┌──

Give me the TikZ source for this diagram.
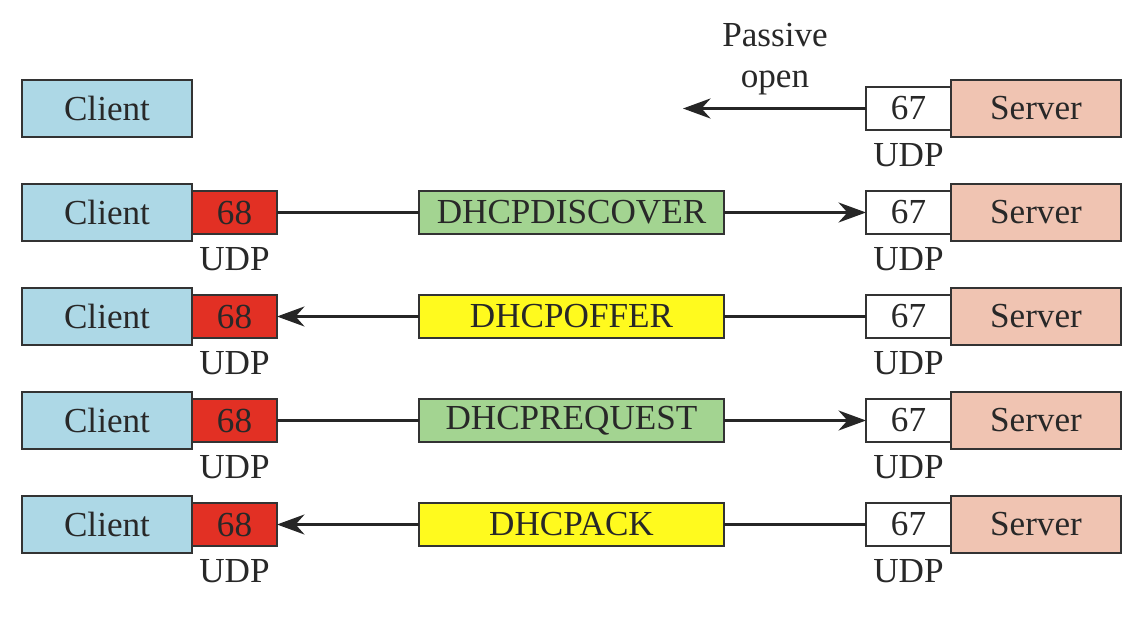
\documentclass[tikz,border=0pt]{standalone}
\usepackage{fontspec}
\setmainfont{Liberation Serif}
\usepackage{tikz}
\usetikzlibrary{arrows.meta,positioning}
\definecolor{clientblue}{RGB}{173,216,230}
\definecolor{serverpink}{RGB}{240,196,178}
\definecolor{portred}{RGB}{226,48,36}
\definecolor{msggreen}{RGB}{163,212,145}
\definecolor{msgyellow}{RGB}{255,250,30}
\definecolor{txt}{RGB}{40,40,40}
\tikzstyle{box}=[draw=black!80,line width=1.2pt,outer sep=0pt,inner sep=0pt,text=txt,font=\fontsize{20}{23}\selectfont]
\tikzstyle{client}=[box,fill=clientblue,minimum width=3.4cm,minimum height=1.14cm]
\tikzstyle{server}=[box,fill=serverpink,minimum width=3.4cm,minimum height=1.14cm]
\tikzstyle{cport}=[box,fill=portred,minimum width=1.7cm,minimum height=0.86cm]
\tikzstyle{sport}=[box,fill=white,minimum width=1.7cm,minimum height=0.86cm]
\tikzstyle{msg}=[box,minimum width=6.1cm,minimum height=0.86cm]
\tikzstyle{udp}=[inner sep=3pt,text=txt,font=\fontsize{20}{23}\selectfont]
\tikzstyle{wire}=[line width=1.6pt,draw=black!85]
\tikzstyle{post}=[wire,-{Stealth[length=0.55cm,width=0.4cm]}]

\begin{document}
\begin{tikzpicture}
        \useasboundingbox (0,0) rectangle (22.88,-12.36);
        % passive open
        \node (C0) [client] at (2.14,-2.17) {Client};
        \node (S0) [server] at (20.72,-2.17) {Server};
        \node (P0) [sport] [left=0pt of S0] {67};
        \node (U0) [udp] [below=4.5pt of P0] {UDP};
        \node (PO) [udp, align=center] at (15.5,-1.18) {Passive\\open};
        \coordinate (E0) at (13.66,-2.17);
        \draw[post, line width=2pt] (P0) -- (E0);

        % DHCPDISCOVER
        \node (C1) [client] at (2.14,-4.25) {Client};
        \node (Q1) [cport] [right=0pt of C1] {68};
        \node (V1) [udp] [below=4.5pt of Q1] {UDP};
        \node (M1) [msg, fill=msggreen] at (11.43,-4.25) {DHCPDISCOVER};
        \node (S1) [server] at (20.72,-4.25) {Server};
        \node (P1) [sport] [left=0pt of S1] {67};
        \node (U1) [udp] [below=4.5pt of P1] {UDP};
        \draw[wire] (Q1) -- (M1);
        \draw[post] (M1) -- (P1);

        % DHCPOFFER
        \node (C2) [client] at (2.14,-6.33) {Client};
        \node (Q2) [cport] [right=0pt of C2] {68};
        \node (V2) [udp] [below=4.5pt of Q2] {UDP};
        \node (M2) [msg, fill=msgyellow] at (11.43,-6.33) {DHCPOFFER};
        \node (S2) [server] at (20.72,-6.33) {Server};
        \node (P2) [sport] [left=0pt of S2] {67};
        \node (U2) [udp] [below=4.5pt of P2] {UDP};
        \draw[wire] (P2) -- (M2);
        \draw[post] (M2) -- (Q2);

        % DHCPREQUEST
        \node (C3) [client] at (2.14,-8.41) {Client};
        \node (Q3) [cport] [right=0pt of C3] {68};
        \node (V3) [udp] [below=4.5pt of Q3] {UDP};
        \node (M3) [msg, fill=msggreen] at (11.43,-8.41) {DHCPREQUEST};
        \node (S3) [server] at (20.72,-8.41) {Server};
        \node (P3) [sport] [left=0pt of S3] {67};
        \node (U3) [udp] [below=4.5pt of P3] {UDP};
        \draw[wire] (Q3) -- (M3);
        \draw[post] (M3) -- (P3);

        % DHCPACK
        \node (C4) [client] at (2.14,-10.49) {Client};
        \node (Q4) [cport] [right=0pt of C4] {68};
        \node (V4) [udp] [below=4.5pt of Q4] {UDP};
        \node (M4) [msg, fill=msgyellow] at (11.43,-10.49) {DHCPACK};
        \node (S4) [server] at (20.72,-10.49) {Server};
        \node (P4) [sport] [left=0pt of S4] {67};
        \node (U4) [udp] [below=4.5pt of P4] {UDP};
        \draw[wire] (P4) -- (M4);
        \draw[post] (M4) -- (Q4);
    \end{tikzpicture}
\end{document}
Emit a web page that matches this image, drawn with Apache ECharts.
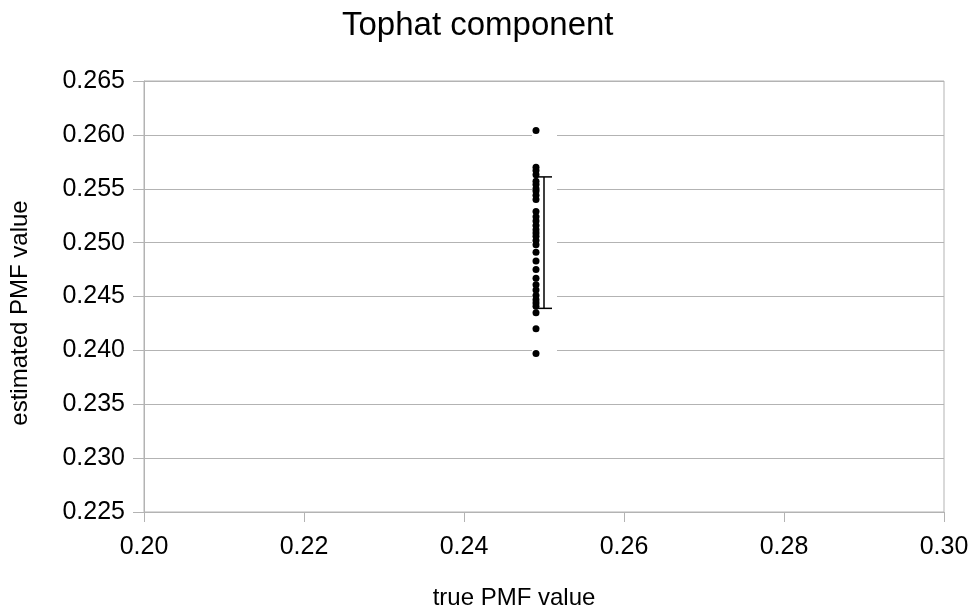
<!DOCTYPE html>
<html>
<head>
<meta charset="utf-8">
<script src="https://cdn.jsdelivr.net/npm/echarts@6/dist/echarts.min.js"></script>
<style>
  html, body { margin: 0; padding: 0; background: #fff; }
  #myChart { width: 977px; height: 609px; }
</style>
</head>
<body>
<div id="myChart"></div>
<script>
// x position of all estimates (true PMF value)
const trueValue = 0.249;
// estimated PMF values
const estimates = [
  0.2604, 0.2570, 0.2567, 0.2563, 0.2557, 0.2554, 0.2550, 0.2548, 0.2544, 0.2540,
  0.2529, 0.2524, 0.2520, 0.2516, 0.2512, 0.2509, 0.2506, 0.2502, 0.2498, 0.2491,
  0.2483, 0.2475, 0.2467, 0.2461, 0.2456, 0.2451, 0.2447, 0.2444, 0.2441, 0.2435,
  0.2420, 0.2397
];
// error bar: x, low, high
const errX = 0.25;
const errLow = 0.2439;
const errHigh = 0.2561;

const gridColor = "#b3b3b3";
const font = "Liberation Sans, Arial, sans-serif";

let myChart = echarts.init(document.getElementById("myChart"), null, { renderer: "canvas" });

let scatterData = estimates.map(v => [trueValue, v]);
let yMin = Math.min(...estimates), yMax = Math.max(...estimates);

myChart.setOption({
  animation: false,
  backgroundColor: "#fff",
  title: {
    text: "Tophat component",
    left: 337,
    top: 4,
    textStyle: { fontFamily: font, fontSize: 33, fontWeight: "normal", color: "#000" }
  },
  grid: {
    left: 144, right: 33, top: 81, bottom: 97,
    outerBoundsMode: "none",
    containLabel: false,
    show: true, borderColor: gridColor, borderWidth: 1
  },
  graphic: [{
    type: "text",
    x: 20, y: 313,
    rotation: Math.PI / 2,
    style: {
      text: "estimated PMF value",
      font: "24px " + font,
      fill: "#000",
      align: "center",
      verticalAlign: "middle"
    }
  }],
  xAxis: {
    type: "value",
    min: 0.2, max: 0.3, interval: 0.02,
    name: "true PMF value",
    nameLocation: "middle",
    nameGap: 74,
    nameTextStyle: { fontFamily: font, fontSize: 24, color: "#000", padding: [0, 60, 0, 0] },
    axisLine: { show: false },
    axisTick: { show: true, length: 10, lineStyle: { color: gridColor } },
    splitLine: { show: false },
    axisLabel: {
      margin: 23, fontFamily: font, fontSize: 25, color: "#000",
      formatter: v => v.toFixed(2)
    }
  },
  yAxis: {
    type: "value",
    min: 0.225, max: 0.265, interval: 0.005,
    axisLine: { show: true, lineStyle: { color: gridColor } },
    axisTick: { show: true, length: 11, lineStyle: { color: gridColor } },
    splitLine: { show: true, lineStyle: { color: gridColor, width: 1 } },
    axisLabel: {
      margin: 19, fontFamily: font, fontSize: 25, color: "#000",
      formatter: v => v.toFixed(3)
    }
  },
  series: [
    {
      // white band behind the points (as in the original render)
      type: "custom",
      silent: true,
      z: 1,
      data: [[trueValue, yMin, yMax]],
      renderItem: (params, api) => {
        let top = api.coord([api.value(0), api.value(2)]);
        let bot = api.coord([api.value(0), api.value(1)]);
        return {
          type: "rect",
          shape: { x: top[0] - 4, y: top[1] - 6, width: 25, height: bot[1] - top[1] + 12 },
          style: { fill: "#fff" }
        };
      }
    },
    {
      type: "custom",
      silent: true,
      z: 3,
      data: [[errX, errLow, errHigh]],
      renderItem: (params, api) => {
        let hi = api.coord([api.value(0), api.value(2)]);
        let lo = api.coord([api.value(0), api.value(1)]);
        let w = 8;
        let st = { stroke: "#000", lineWidth: 1.5 };
        return {
          type: "group",
          children: [
            { type: "line", shape: { x1: hi[0], y1: hi[1], x2: lo[0], y2: lo[1] }, style: st },
            { type: "line", shape: { x1: hi[0] - w, y1: hi[1], x2: hi[0] + w, y2: hi[1] }, style: st },
            { type: "line", shape: { x1: lo[0] - w, y1: lo[1], x2: lo[0] + w, y2: lo[1] }, style: st }
          ]
        };
      }
    },
    {
      type: "scatter",
      z: 4,
      symbol: "circle",
      symbolSize: 7,
      itemStyle: { color: "#000", opacity: 1 },
      data: scatterData
    }
  ]
});
</script>
</body>
</html>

└──

▸ **Work to be completed**: Pictures stay out: repeat exactly only the lines from the one with "Emit a web page" through the one with "let yMin = Math.min(...estimates), yMax".

▸ **The response**:
Emit a web page that matches this image, drawn with Apache ECharts.
<!DOCTYPE html>
<html>
<head>
<meta charset="utf-8">
<script src="https://cdn.jsdelivr.net/npm/echarts@6/dist/echarts.min.js"></script>
<style>
  html, body { margin: 0; padding: 0; background: #fff; }
  #myChart { width: 977px; height: 609px; }
</style>
</head>
<body>
<div id="myChart"></div>
<script>
// x position of all estimates (true PMF value)
const trueValue = 0.249;
// estimated PMF values
const estimates = [
  0.2604, 0.2570, 0.2567, 0.2563, 0.2557, 0.2554, 0.2550, 0.2548, 0.2544, 0.2540,
  0.2529, 0.2524, 0.2520, 0.2516, 0.2512, 0.2509, 0.2506, 0.2502, 0.2498, 0.2491,
  0.2483, 0.2475, 0.2467, 0.2461, 0.2456, 0.2451, 0.2447, 0.2444, 0.2441, 0.2435,
  0.2420, 0.2397
];
// error bar: x, low, high
const errX = 0.25;
const errLow = 0.2439;
const errHigh = 0.2561;

const gridColor = "#b3b3b3";
const font = "Liberation Sans, Arial, sans-serif";

let myChart = echarts.init(document.getElementById("myChart"), null, { renderer: "canvas" });

let scatterData = estimates.map(v => [trueValue, v]);
let yMin = Math.min(...estimates), yMax = Math.max(...estimates);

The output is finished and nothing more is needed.